Der Flughafenunternehmer soll einen Beauftragten zur Überwachung der nach Nr. III und IV erforderlichen Maßnahmen bestellen und dessen Ausbildung und Fortbildung insbesondere durch Entsendung zu geeigneten Fachveranstaltungen sicherstellen.


4.
Für den mit der Erstellung des Biotopgutachtens Beauftragten soll nach Möglichkeit eine Berechtigung zum Betreten des zu begutachtenden Geländes erwirkt werden.


5.
Die Start- und Landebahnen und die Rollbahnen sollen täglich auf getötete Vögel und sonstige Tiere überprüft werden. Dabei. sollen die Kadaver so beseitigt werden, dass sie anderen Tieren nicht zum Fraß dienen können. Über Art und Anzahl der gefundenen Tiere sowie über den Fundort (z.

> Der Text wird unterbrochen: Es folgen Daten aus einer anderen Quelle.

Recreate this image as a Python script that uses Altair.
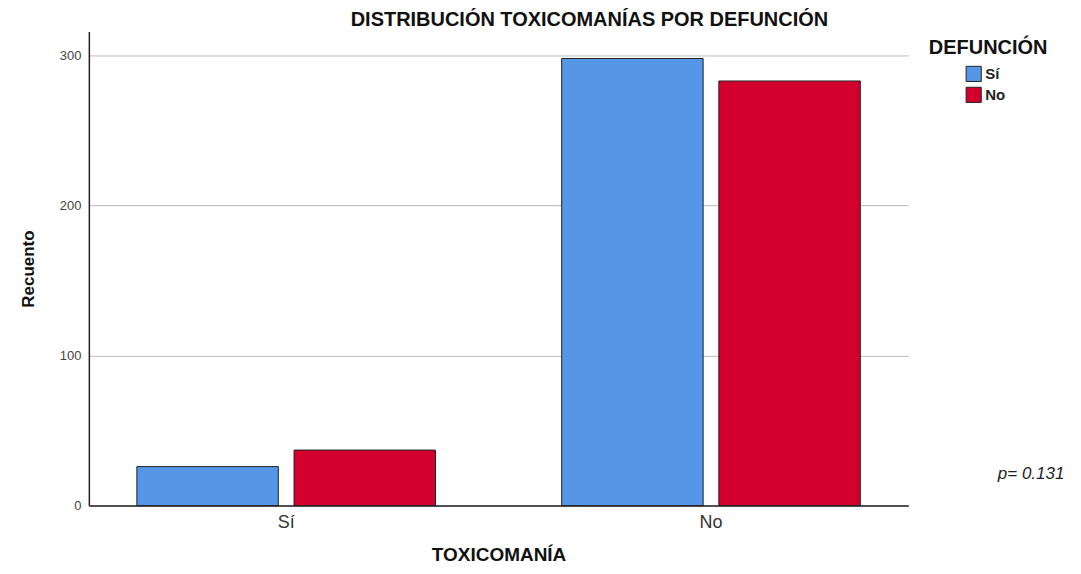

B. "erstes Drittel, Landebahn 27) und Datum sollen Aufzeichnungen auf einheitlichem Vordruck (Anlage 2) geführt und nach Ablauf eines Kalenderjahres über die Flughafengenehmigungsbehörde dem Bundesverkehrsministerium zu Auswertungszwecken vorgelegt werden.


VII.
Beginn der Anwendung

Nach diesen Richtlinien soll ab ihrer Veröffentlichung in den Nachrichten für Luftfahrer verfahren werden.